------ Available data ------

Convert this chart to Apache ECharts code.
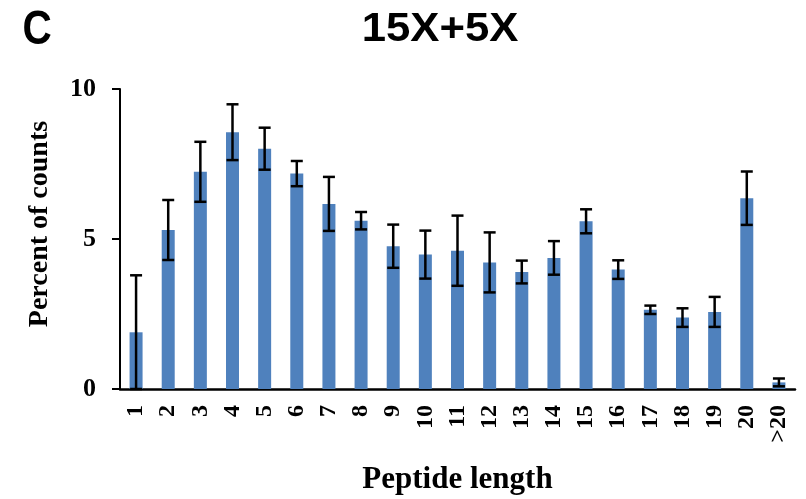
<!DOCTYPE html>
<html>
<head>
<meta charset="utf-8">
<script src="https://cdn.jsdelivr.net/npm/echarts@6/dist/echarts.min.js"></script>
<style>html,body{margin:0;padding:0;background:#fff}#c{width:806px;height:499px}</style>
</head>
<body>
<div id="c"></div>
<script>
const categories = ['1','2','3','4','5','6','7','8','9','10','11','12','13','14','15','16','17','18','19','20','>20'];
const values = [1.89, 5.30, 7.24, 8.56, 8.01, 7.18, 6.17, 5.61, 4.76, 4.48, 4.61, 4.22, 3.90, 4.37, 5.59, 3.98, 2.64, 2.38, 2.57, 6.36, 0.22];
const errors = [1.90, 1.00, 1.00, 0.93, 0.70, 0.42, 0.90, 0.29, 0.72, 0.80, 1.17, 1.00, 0.38, 0.56, 0.40, 0.31, 0.14, 0.31, 0.50, 0.89, 0.13];
const yTicks = [0, 5, 10];

const chart = echarts.init(document.getElementById('c'), null, {renderer: 'canvas'});
const serif = '"Liberation Serif", "Times New Roman", serif';
const sans = '"Liberation Sans", Arial, sans-serif';

const errData = values.map((v, i) => [i, Math.max(0, v - errors[i]), v + errors[i]]);

chart.setOption({
  animation: false,
  backgroundColor: '#fff',
  graphic: [
    {type: 'text', x: 37, y: 31, scaleX: 0.9, scaleY: 1.05, style: {text: 'C', font: 'bold 45px ' + sans, fill: '#000', textAlign: 'center', textVerticalAlign: 'middle'}},
    {type: 'text', x: 440, y: 30, scaleX: 1.12, scaleY: 1.05, style: {text: '15X+5X', font: 'bold 39px ' + sans, fill: '#000', textAlign: 'center', textVerticalAlign: 'middle'}}
  ],
  grid: {left: 120, right: 11, top: 89, bottom: 110, containLabel: false, outerBoundsMode: 'none'},
  xAxis: {
    type: 'category',
    data: categories,
    name: 'Peptide length',
    nameLocation: 'middle',
    nameGap: 75,
    nameTextStyle: {fontFamily: serif, fontWeight: 'bold', fontSize: 31, color: '#000'},
    axisLine: {lineStyle: {color: '#000', width: 2.5}},
    axisTick: {show: false},
    axisLabel: {rotate: 90, margin: 16, fontFamily: serif, fontWeight: 'bold', fontSize: 24, color: '#000', interval: 0}
  },
  yAxis: {
    type: 'value',
    min: 0, max: 10, interval: 5,
    name: 'Percent of counts',
    nameLocation: 'middle',
    nameGap: 66,
    nameRotate: 90,
    nameTextStyle: {fontFamily: serif, fontWeight: 'bold', fontSize: 28, color: '#000', padding: [0, 0, 0, 30]},
    axisLine: {show: true, lineStyle: {color: '#000', width: 2}},
    axisTick: {show: true, length: 8, lineStyle: {color: '#000', width: 2}},
    splitLine: {show: false},
    axisLabel: {margin: 24, fontFamily: serif, fontWeight: 'bold', fontSize: 26, color: '#000',
      formatter: v => yTicks.includes(v) ? String(v) : ''}
  },
  series: [
    {
      type: 'bar',
      data: values,
      barWidth: 13,
      itemStyle: {color: '#4F81BD'},
      z: 2
    },
    {
      type: 'custom',
      data: errData,
      z: 5,
      renderItem: function (params, api) {
        const i = api.value(0);
        const lo = api.coord([i, api.value(1)]);
        const hi = api.coord([i, api.value(2)]);
        const hw = 6;
        const st = {stroke: '#000', lineWidth: 2.5};
        return {
          type: 'group',
          children: [
            {type: 'line', shape: {x1: hi[0], y1: hi[1], x2: lo[0], y2: lo[1]}, style: st},
            {type: 'line', shape: {x1: hi[0] - hw, y1: hi[1], x2: hi[0] + hw, y2: hi[1]}, style: st},
            {type: 'line', shape: {x1: lo[0] - hw, y1: lo[1], x2: lo[0] + hw, y2: lo[1]}, style: st}
          ]
        };
      }
    }
  ]
});
</script>
</body>
</html>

------

# [The request]
Print, exactly as written, the lines above from the first one to the one containing "const errData = values.map((v, i)". Leave out pictures.

# [Task answer]
Convert this chart to Apache ECharts code.
<!DOCTYPE html>
<html>
<head>
<meta charset="utf-8">
<script src="https://cdn.jsdelivr.net/npm/echarts@6/dist/echarts.min.js"></script>
<style>html,body{margin:0;padding:0;background:#fff}#c{width:806px;height:499px}</style>
</head>
<body>
<div id="c"></div>
<script>
const categories = ['1','2','3','4','5','6','7','8','9','10','11','12','13','14','15','16','17','18','19','20','>20'];
const values = [1.89, 5.30, 7.24, 8.56, 8.01, 7.18, 6.17, 5.61, 4.76, 4.48, 4.61, 4.22, 3.90, 4.37, 5.59, 3.98, 2.64, 2.38, 2.57, 6.36, 0.22];
const errors = [1.90, 1.00, 1.00, 0.93, 0.70, 0.42, 0.90, 0.29, 0.72, 0.80, 1.17, 1.00, 0.38, 0.56, 0.40, 0.31, 0.14, 0.31, 0.50, 0.89, 0.13];
const yTicks = [0, 5, 10];

const chart = echarts.init(document.getElementById('c'), null, {renderer: 'canvas'});
const serif = '"Liberation Serif", "Times New Roman", serif';
const sans = '"Liberation Sans", Arial, sans-serif';

const errData = values.map((v, i) => [i, Math.max(0, v - errors[i]), v + errors[i]]);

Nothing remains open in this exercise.